Between 1961 and 1964, Presidents John F. Kennedy and Lyndon B. Johnson annually proposed that Congress pass legislation creating a cabinet-level housing department. On March 28, 1965, an administration- backed bill creating a Department of Housing and Urban Development was introduced by Senator Abraham A. Ribicoff (D-CT). The bill was referred to the Senate Committee on Government Operations and the Subcommittee on Executive Reorganization began hearings on March 31.
In the House of Representatives, Representative Dante B. Fascell (D-FL) introduced H.R. 6927 that created a Department of Housing and Urban Development. Representative William L. Dawson (D-IL), chair of the House Committee on Government Operations, enlisted the support of Richard J. Daley, the powerful mayor of Chicago and a former president of the United States Conference of Mayors. During hearings before the Executive and Legislative Reorganization Subcommittee of the House Committee on Government Operations on April 5, 1965, Mayor Daley underscored the need for the new department by forcefully declaring that the nation needs to “recognize the obvious—that we live in an urban society…”

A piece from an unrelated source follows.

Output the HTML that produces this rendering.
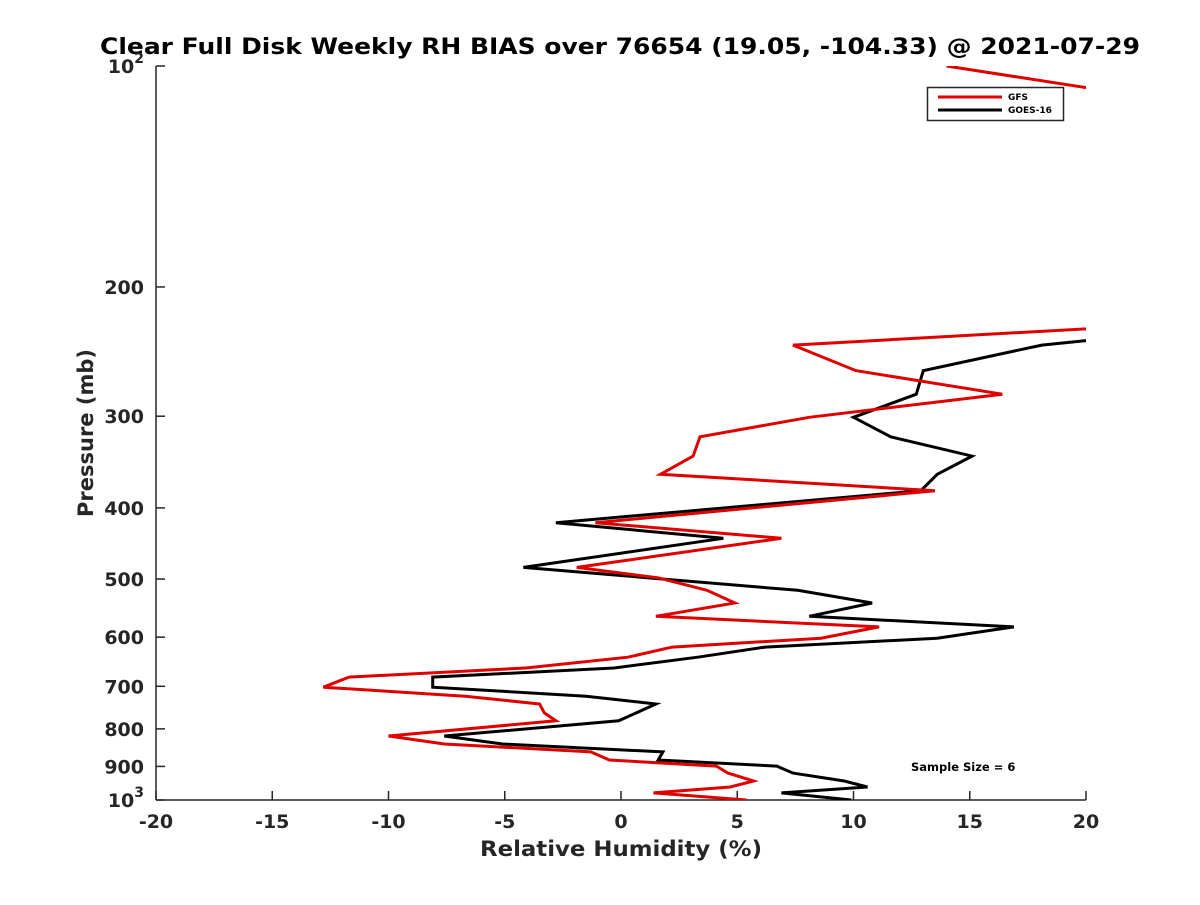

While there was strong support for a new department from city residents, urban political leaders, and housing advocacy organizations, rural America was less receptive. John C. Lynn, Legislative Director of the American Farm Bureau Federation to Chairman Dawson questioned the need for the department and voiced a “major concern” that the federal government “is going to perform a much larger role” in planning and financing urban development. The Farm Bureau was alarmed by Robert C. Weaver, Administrator of the Housing and Home Finance Agency (HFFA), who had called for “a comprehensive program of federal responsibility” concerning urban development. Later in the year, Weaver became the first secretary of the new department and the first African-American to hold a cabinet-level position.
Chairman Dawson convened an executive session of the full committee on May 5, 1965 to vote on H.R. 6927 and report the bill to the House. He stated that the legislation simply upgraded the existing HHFA to cabinet-level status and gave the new secretary the power to coordinate and administer urban programs. Representative William S. Moorhead (D-PA), however, voiced concerned that the bill “is creating a skeleton” that will grow and seek new powers. Though when the roll call vote was taken, Moorhead and 20 others voted to report the bill favorably while 8 voted against reporting the bill.
On June 14, 1965, the House Democratic leadership rallied the majority to “support the President” and to fulfill “a specific pledge of the Democratic Platforms both in 1960 and 1964” by voting for H.R. 6927. They warned that the bill’s opponents’ claims that the transfer of the Federal Housing Administration (FHA) was a “downgrading” of that agency were bogus and that failure to transfer the agency would “hamstring” the new department. When Representative John N. Erlenborn (R-IL) offered an amendment deleting the transfer of FHA to the department, it was easily defeated. On June 16, the House passed the bill by a vote of 217 to 184 and on August 11, the Senate passed H.R. 6927 by a vote of 57 to 33. When President Johnson signed the bill into law on September 9, the Department of Housing and Urban Development became the first cabinet-level department established since the Department of Health, Education and Welfare was created in 1953.